Ms. JOHNSON: Well, she was invited by a fellow Council member to run for the Council. And I think this person who invited her assumed that she would be a team player and get on board and just sort of go along with the flow, and she would tell you that they didn't realize that she wasn't quite wired that way. She did run for the City Council, she won, and she really saw that, you know, it was a bit of a club and a bit of a boys' network, and she really didn't like how business was being done on the City Council. So she fought City Hall, as you will, and it made some impressions and it made some people mad, and in the end she decided that, you know, if there was really going to be change in the government of this community, it had to come from the top. So she ran for mayor and won.

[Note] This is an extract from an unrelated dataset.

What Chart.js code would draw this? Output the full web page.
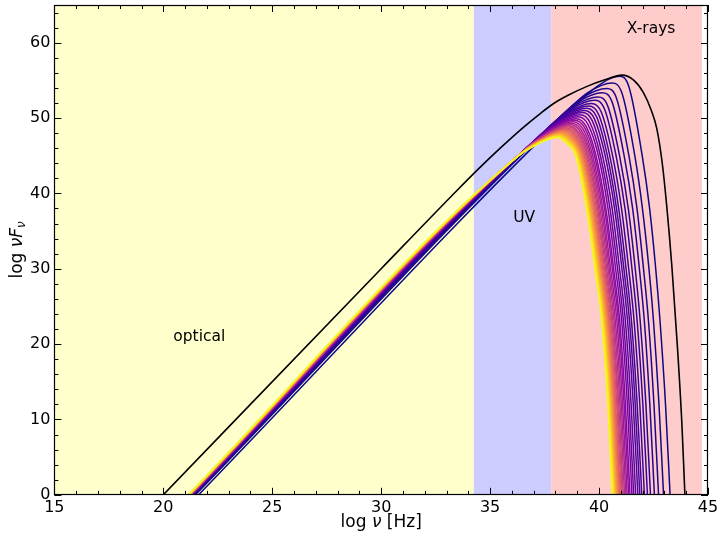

HANSEN: You paint a picture of Governor Sarah Palin and vice-presidential nominee Sarah Palin as being a very strong woman. You've talked a lot about her strengths. What would you say her weaknesses are?
Ms. JOHNSON: You know, I'm just - I'm really at a loss. You know, I went into writing the book a bit of a skeptic, I have to say. You know, I've just been jaded with politics in Alaska, in particular, and I went into it a bit of a skeptic. But I came out feeling pretty - pretty hopeful, you know, that this is one of those people that, you know, really is different.
HANSEN: In your introduction, you write: "The biggest mistake her adversaries make is underestimating her."
Ms. JOHNSON: I think that's absolutely the case. She comes across as an average American and she is, and as an average Mom, and she is. But she's also extraordinary. She's very strong-willed. She stands, I think, on principle more than she stands on party and that has gotten her into a lot of hot water in the Republican Party in Alaska in the past. So I think that in some ways she's very ordinary, in another way she's very extraordinary.
HANSEN: Kaylene Johnson is the author of "Sarah: How A Hockey Mom Turned Alaska's Political Establishment Upside Down," a biography of Sarah Palin, the Republican vice-presidential nominee. Kaylene Johnson joined us from Wasilla, Alaska. Thank you so much.